Trackname: Melbourne
Kilometers: 307.6
Laps: 58
Live: yes
laps: 58
weather: Cloudy
track_condition: Dry
current_lap: 58
fastest_lap_participantFK: 62454
Fastest participant name: Kimi Raikkonen
fastest_lap_time: 1:29.274


Firstly, we find all the subelements in the `XMLTree` using `findall('.//')` and subsequently loop through each one of them in order to search for children with the name `property`. Within these, we extract the `name` and `value` attributes using the `.get` method. We are interested in only a few attributes and hence we eliminate non-essential information through the `break` statement. Within the final child `property`, we have another element that has the fastest participant data and, this is searched using the `findall(.//participant)`. Similar to the former approach, we extract using `.get` method.

In [15]:
print "\n**Event participants**\n"
datawrite.write('\n*Event participants**\n')

for treeEvent in xmlTree.findall('.//'):
	for event in treeEvent.findall('event/event_participant'):
		participantNumber = event.get('number')
		participantName = event.find('participant').get('name')
		participantGender = event.find('participant').get('gender')

		print "Participant number: %s" % participantNumber
		datawrite.write('Participant number: %s' % (participantNumber) + '\n')		
		print "Name: %s, Gender: %s" % (participantName, participantGender)
		datawrite.write('Name: %s, Gender: %s' % (participantName.encode('utf8'), participantGender) + '\n')
		
		
		results = event.findall('.//result')
		if results:
			for result in results:
				resultName = result.get('result_code')
				resultValue = result.get('value')
				print "%s: %s" % (resultName, resultValue)
				datawrite.write('%s: %s' % (resultName, resultValue) + '\n')
				
		print "******************************************"
		datawrite.write('******************************************' + '\n')
        
datawrite.close()
xmlFile.close()


**Event participants**

Participant number: 1
Name: Charles Pic, Gender: male
rank: 16
duration: 
laps_behind: 2
pitstops: 2
laps: 56
points: 0
******************************************
Participant number: 2
Name: Giedo van der Garde, Gender: male
rank: 18
duration: 
laps_behind: 2
pitstops: 3
laps: 56
points: 0
******************************************
Participant number: 3
Name: Felipe Massa, Gender: male
rank: 4
duration: +33.500
pitstops: 3
laps: 58
points: 12
******************************************
Participant number: 4
Name: Fernando Alonso, Gender: male
rank: 2
duration: +12.400
pitstops: 3
laps: 58
points: 18
******************************************
Participant number: 5
Name: Paul di Resta, Gender: male
rank: 8
duration: +1:08.400
pitstops: 2
laps: 58
points: 4
******************************************
Participant number: 6
Name: Adrian Sutil, Gender: male
rank: 7
duration: +1:05.000
pitstops: 2
laps: 58
points: 6
******************************************
Participant

After obtaining some initial summary of the F1 Grand Prix race, we can proceed to extract other interesting data.
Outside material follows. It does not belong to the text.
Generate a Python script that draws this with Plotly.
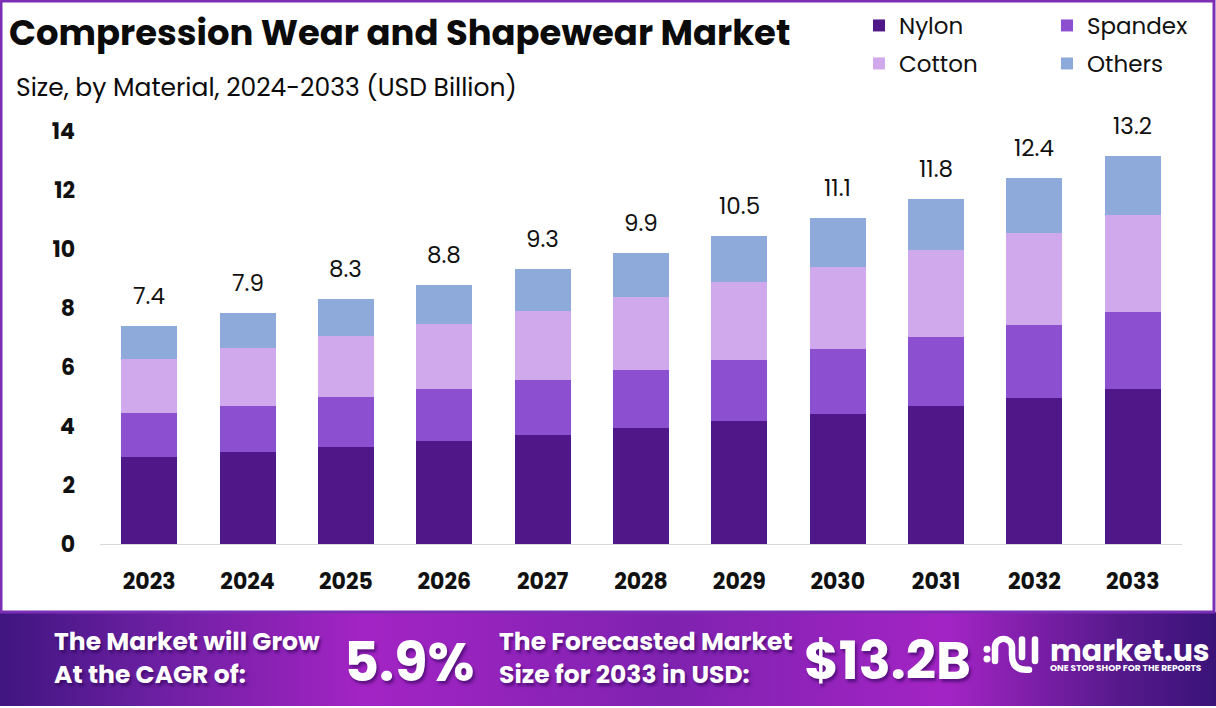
import base64

import plotly.graph_objects as go

# valores
anos = ["2023", "2024", "2025", "2026", "2027", "2028", "2029", "2030", "2031", "2032", "2033"]
nylon = [2.95, 3.12, 3.29, 3.49, 3.69, 3.93, 4.17, 4.41, 4.68, 4.95, 5.25]
spandex = [1.49, 1.56, 1.69, 1.76, 1.87, 1.97, 2.07, 2.20, 2.34, 2.47, 2.61]
cotton = [1.83, 1.96, 2.07, 2.21, 2.34, 2.47, 2.64, 2.78, 2.95, 3.12, 3.29]
others = [1.12, 1.19, 1.25, 1.32, 1.42, 1.49, 1.56, 1.66, 1.72, 1.87, 2.00]
rotulos = ["7.4", "7.9", "8.3", "8.8", "9.3", "9.9", "10.5", "11.1", "11.8", "12.4", "13.2"]
ticks_y = [0, 2, 4, 6, 8, 10, 12, 14]

series = [("Nylon", nylon, "#4f1787", "legend"), ("Spandex", spandex, "#8c4fd0", "legend"),
          ("Cotton", cotton, "#d0a8ec", "legend2"), ("Others", others, "#8eaadb", "legend2")]

FONTE = "Poppins, Inter, sans-serif"
L, T, W, H = 100, 131, 1082, 413


def px(x):
    return (x - L) / W


def py(y):
    return 1 - (y - T) / H


def texto(x, y, txt, size, cor="#0b0b0b", weight=400, anchor="left", shadow=None):
    return dict(x=px(x), y=py(y), xref="paper", yref="paper", text=txt, showarrow=False,
                xanchor=anchor, yanchor="middle", align="left",
                font=dict(family=FONTE, size=size, color=cor, weight=weight, shadow=shadow))


def legenda(y):
    # uma legenda por linha, para controlar o espaco entre as linhas
    return dict(orientation="h", x=px(859), y=py(y), xanchor="left", yanchor="top",
                entrywidth=143, entrywidthmode="pixels", traceorder="normal",
                font=dict(family=FONTE, size=23, color="#111111"), bgcolor="rgba(0,0,0,0)")


banner_svg = """<svg xmlns="http://www.w3.org/2000/svg" width="1216" height="96" viewBox="0 0 1216 96">
<defs><linearGradient id="g" x1="0" x2="1" y1="0" y2="0">
<stop offset="0" stop-color="#3f1580"/><stop offset="0.12" stop-color="#6a1fa0"/>
<stop offset="0.3" stop-color="#a324c4"/><stop offset="0.55" stop-color="#7f22b0"/>
<stop offset="0.78" stop-color="#a324c4"/><stop offset="0.92" stop-color="#56198c"/>
<stop offset="1" stop-color="#3a1378"/></linearGradient></defs>
<rect width="1216" height="96" fill="url(#g)"/>
<g fill="none" stroke="#fff" stroke-width="6.500" stroke-linecap="round">
<path d="M995 50V36a8.500 8.500 0 0 1 17 0V44q0 15 14 15h3"/>
<path d="M1022 28V46"/><path d="M1035 28V50"/></g>
<circle cx="987" cy="38" r="3.500" fill="#fff"/><circle cx="987" cy="48" r="3.500" fill="#fff"/>
</svg>"""
banner_src = "data:image/svg+xml;base64," + base64.b64encode(banner_svg.encode()).decode()

fig = go.Figure()
for nome, valores, cor, leg in series:
    fig.add_trace(go.Bar(x=anos, y=valores, name=nome, legend=leg,
                         marker=dict(color=cor, line_width=0)))

totais = [sum(v) for v in zip(nylon, spandex, cotton, others)]
# no eixo categorico "2023" seria lido como posicao, entao uso o indice
anotacoes = [dict(x=i, y=t, xref="x", yref="y", text=r, yshift=30, showarrow=False,
                  yanchor="middle", font=dict(family=FONTE, size=23, color="#111111"))
             for i, (t, r) in enumerate(zip(totais, rotulos))]

sombra = "2px 3px 3px rgba(40,0,80,0.55)"
anotacoes += [
    texto(7, 33, "Compression Wear and Shapewear Market", 35.4, weight=700),
    texto(14, 87, "Size, by Material, 2024-2033 (USD Billion)", 25),
    texto(52, 658, "The Market will Grow<br>At the CAGR of:", 25, "#ffffff", 700, shadow=sombra),
    texto(342, 662, "5.9%", 54, "#ffffff", 700, shadow=sombra),
    texto(497, 658, "The Forecasted Market<br>Size for 2033 in USD:", 25, "#ffffff", 700, shadow=sombra),
    texto(802, 660, "$13.2B", 53, "#ffffff", 700, shadow=sombra),
    texto(1048, 650, "market.us", 30, "#ffffff", 700),
    texto(1048, 668, "ONE STOP SHOP FOR THE REPORTS", 9, "#ffffff", 700),
]

fig.update_layout(
    width=1216, height=708,
    margin=dict(l=L, r=1216 - L - W, t=T, b=708 - T - H, autoexpand=False),
    barmode="stack", bargap=0.43,
    paper_bgcolor="white", plot_bgcolor="white",
    font=dict(family=FONTE),
    annotations=anotacoes,
    legend=legenda(4), legend2=legenda(42),
    images=[dict(source=banner_src, xref="paper", yref="paper", x=px(0), y=py(612),
                 sizex=1216 / W, sizey=94 / H, sizing="stretch", xanchor="left",
                 yanchor="top", layer="below")],
    shapes=[dict(type="rect", xref="paper", yref="paper", x0=px(1), x1=px(1214),
                 y0=py(1), y1=py(612), line=dict(color="#7b2fb5", width=3), layer="below")],
    xaxis=dict(type="category", showline=True, linecolor="#d9d9d9", linewidth=1, ticks="",
               showgrid=False, ticklabelstandoff=18, range=[-0.5, 10.5],
               tickfont=dict(family=FONTE, size=22, color="#111111", weight=700)),
    yaxis=dict(range=[0, 14], tickvals=ticks_y, showline=False, showgrid=False, zeroline=False,
               ticks="", ticklabelstandoff=24,
               tickfont=dict(family=FONTE, size=22, color="#111111", weight=700)),
)

fig.write_html("out.html", config={"displayModeBar": False},
               post_script="document.body.style.margin='0';document.body.style.overflow='hidden';")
Similar to the element `properties` seen previously, `event` is another element and we need to traverse through `event_participant` within the `element` to look for other data such as participant name, gender, etc. We obtain these through looping the main tree and then again looping through the `event_participant` tree. The relevant data is obtained using the find and get methods. Under each participant, we also see that there are some results associated with it. These are obtained through looping within the `result` element.

Finally, we close the XML file and the output file.